======== Given data ========

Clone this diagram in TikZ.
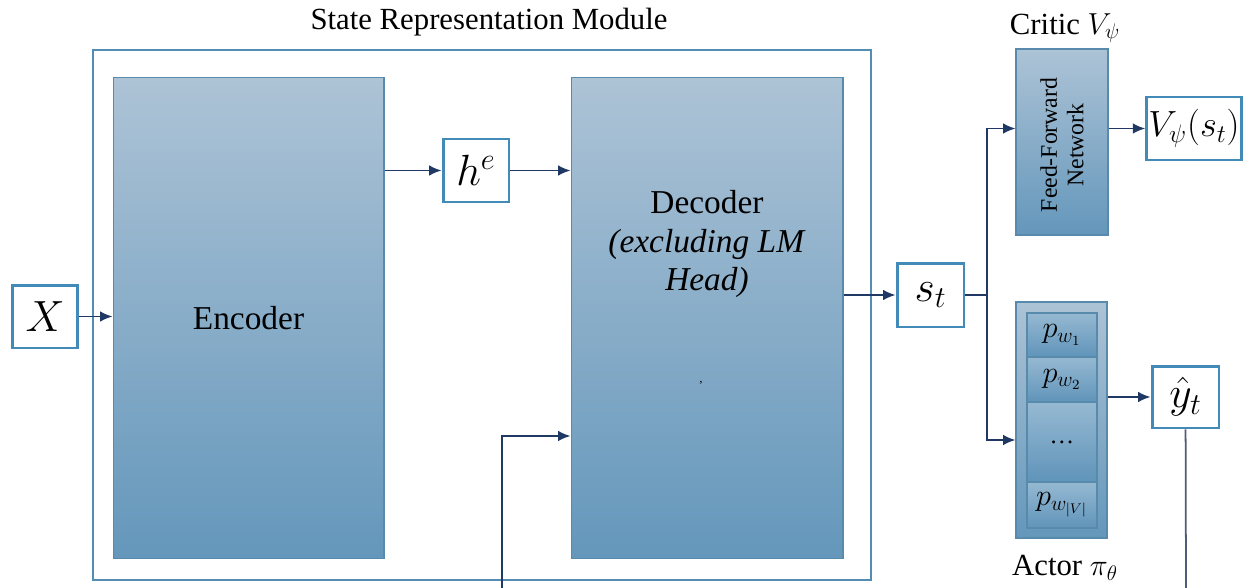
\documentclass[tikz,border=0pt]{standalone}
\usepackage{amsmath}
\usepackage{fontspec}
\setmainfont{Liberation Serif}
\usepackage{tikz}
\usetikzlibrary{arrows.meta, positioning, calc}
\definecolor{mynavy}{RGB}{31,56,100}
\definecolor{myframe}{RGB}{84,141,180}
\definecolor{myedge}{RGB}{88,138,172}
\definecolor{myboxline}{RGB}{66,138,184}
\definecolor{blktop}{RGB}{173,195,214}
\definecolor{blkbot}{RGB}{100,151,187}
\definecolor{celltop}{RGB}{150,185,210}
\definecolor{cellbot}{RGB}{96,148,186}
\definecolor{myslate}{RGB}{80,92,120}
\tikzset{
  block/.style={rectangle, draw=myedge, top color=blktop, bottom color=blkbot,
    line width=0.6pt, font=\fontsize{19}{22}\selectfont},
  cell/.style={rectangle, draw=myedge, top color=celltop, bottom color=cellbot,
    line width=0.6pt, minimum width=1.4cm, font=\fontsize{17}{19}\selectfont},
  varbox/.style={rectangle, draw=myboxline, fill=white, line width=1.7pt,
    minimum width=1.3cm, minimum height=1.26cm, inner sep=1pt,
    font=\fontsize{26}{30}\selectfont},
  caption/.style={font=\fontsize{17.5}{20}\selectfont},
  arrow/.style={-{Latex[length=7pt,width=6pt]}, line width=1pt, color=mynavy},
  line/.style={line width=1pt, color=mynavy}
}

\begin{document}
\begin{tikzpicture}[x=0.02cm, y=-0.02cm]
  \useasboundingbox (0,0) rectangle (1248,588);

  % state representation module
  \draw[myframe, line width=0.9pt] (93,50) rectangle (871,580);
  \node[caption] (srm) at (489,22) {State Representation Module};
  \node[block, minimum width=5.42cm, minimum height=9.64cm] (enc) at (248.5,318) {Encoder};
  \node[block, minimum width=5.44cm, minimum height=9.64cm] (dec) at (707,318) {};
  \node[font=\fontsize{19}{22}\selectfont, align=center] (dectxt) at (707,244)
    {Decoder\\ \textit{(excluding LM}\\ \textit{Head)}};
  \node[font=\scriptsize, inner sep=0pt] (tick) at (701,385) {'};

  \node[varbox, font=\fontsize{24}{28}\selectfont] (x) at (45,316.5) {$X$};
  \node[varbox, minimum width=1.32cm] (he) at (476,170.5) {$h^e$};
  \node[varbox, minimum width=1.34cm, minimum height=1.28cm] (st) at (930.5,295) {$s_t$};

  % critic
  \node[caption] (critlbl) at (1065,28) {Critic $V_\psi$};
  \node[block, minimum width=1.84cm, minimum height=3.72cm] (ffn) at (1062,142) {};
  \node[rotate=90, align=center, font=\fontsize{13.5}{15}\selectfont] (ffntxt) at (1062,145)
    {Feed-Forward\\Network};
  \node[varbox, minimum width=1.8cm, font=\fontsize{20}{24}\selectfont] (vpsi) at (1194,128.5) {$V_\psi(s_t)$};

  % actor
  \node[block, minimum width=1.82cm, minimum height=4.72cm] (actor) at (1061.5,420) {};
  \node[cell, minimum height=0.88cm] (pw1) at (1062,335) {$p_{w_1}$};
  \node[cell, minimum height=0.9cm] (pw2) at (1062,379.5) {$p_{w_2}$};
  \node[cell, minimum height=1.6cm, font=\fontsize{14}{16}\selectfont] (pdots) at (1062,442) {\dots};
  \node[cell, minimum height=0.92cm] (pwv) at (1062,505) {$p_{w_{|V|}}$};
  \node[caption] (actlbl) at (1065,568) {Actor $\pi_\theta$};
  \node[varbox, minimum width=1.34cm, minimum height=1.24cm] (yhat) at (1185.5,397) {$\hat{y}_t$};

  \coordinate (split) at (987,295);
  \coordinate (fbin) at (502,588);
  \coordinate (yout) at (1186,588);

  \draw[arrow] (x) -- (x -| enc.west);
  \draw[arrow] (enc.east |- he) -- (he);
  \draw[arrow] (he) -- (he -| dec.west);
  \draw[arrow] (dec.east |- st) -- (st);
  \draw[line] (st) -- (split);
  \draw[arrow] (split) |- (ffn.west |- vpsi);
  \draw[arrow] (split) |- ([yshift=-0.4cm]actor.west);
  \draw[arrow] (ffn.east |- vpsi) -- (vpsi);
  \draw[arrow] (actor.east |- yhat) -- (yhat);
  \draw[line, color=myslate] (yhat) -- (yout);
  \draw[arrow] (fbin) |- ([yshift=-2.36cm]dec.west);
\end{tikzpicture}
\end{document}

========

Exercise prompt:
Pictures excluded, repeat exactly the lines from the top of the material through the line with "(0,0) rectangle (1248,588);", including both of those lines.

Solution:
Clone this diagram in TikZ.
\documentclass[tikz,border=0pt]{standalone}
\usepackage{amsmath}
\usepackage{fontspec}
\setmainfont{Liberation Serif}
\usepackage{tikz}
\usetikzlibrary{arrows.meta, positioning, calc}
\definecolor{mynavy}{RGB}{31,56,100}
\definecolor{myframe}{RGB}{84,141,180}
\definecolor{myedge}{RGB}{88,138,172}
\definecolor{myboxline}{RGB}{66,138,184}
\definecolor{blktop}{RGB}{173,195,214}
\definecolor{blkbot}{RGB}{100,151,187}
\definecolor{celltop}{RGB}{150,185,210}
\definecolor{cellbot}{RGB}{96,148,186}
\definecolor{myslate}{RGB}{80,92,120}
\tikzset{
  block/.style={rectangle, draw=myedge, top color=blktop, bottom color=blkbot,
    line width=0.6pt, font=\fontsize{19}{22}\selectfont},
  cell/.style={rectangle, draw=myedge, top color=celltop, bottom color=cellbot,
    line width=0.6pt, minimum width=1.4cm, font=\fontsize{17}{19}\selectfont},
  varbox/.style={rectangle, draw=myboxline, fill=white, line width=1.7pt,
    minimum width=1.3cm, minimum height=1.26cm, inner sep=1pt,
    font=\fontsize{26}{30}\selectfont},
  caption/.style={font=\fontsize{17.5}{20}\selectfont},
  arrow/.style={-{Latex[length=7pt,width=6pt]}, line width=1pt, color=mynavy},
  line/.style={line width=1pt, color=mynavy}
}

\begin{document}
\begin{tikzpicture}[x=0.02cm, y=-0.02cm]
  \useasboundingbox (0,0) rectangle (1248,588);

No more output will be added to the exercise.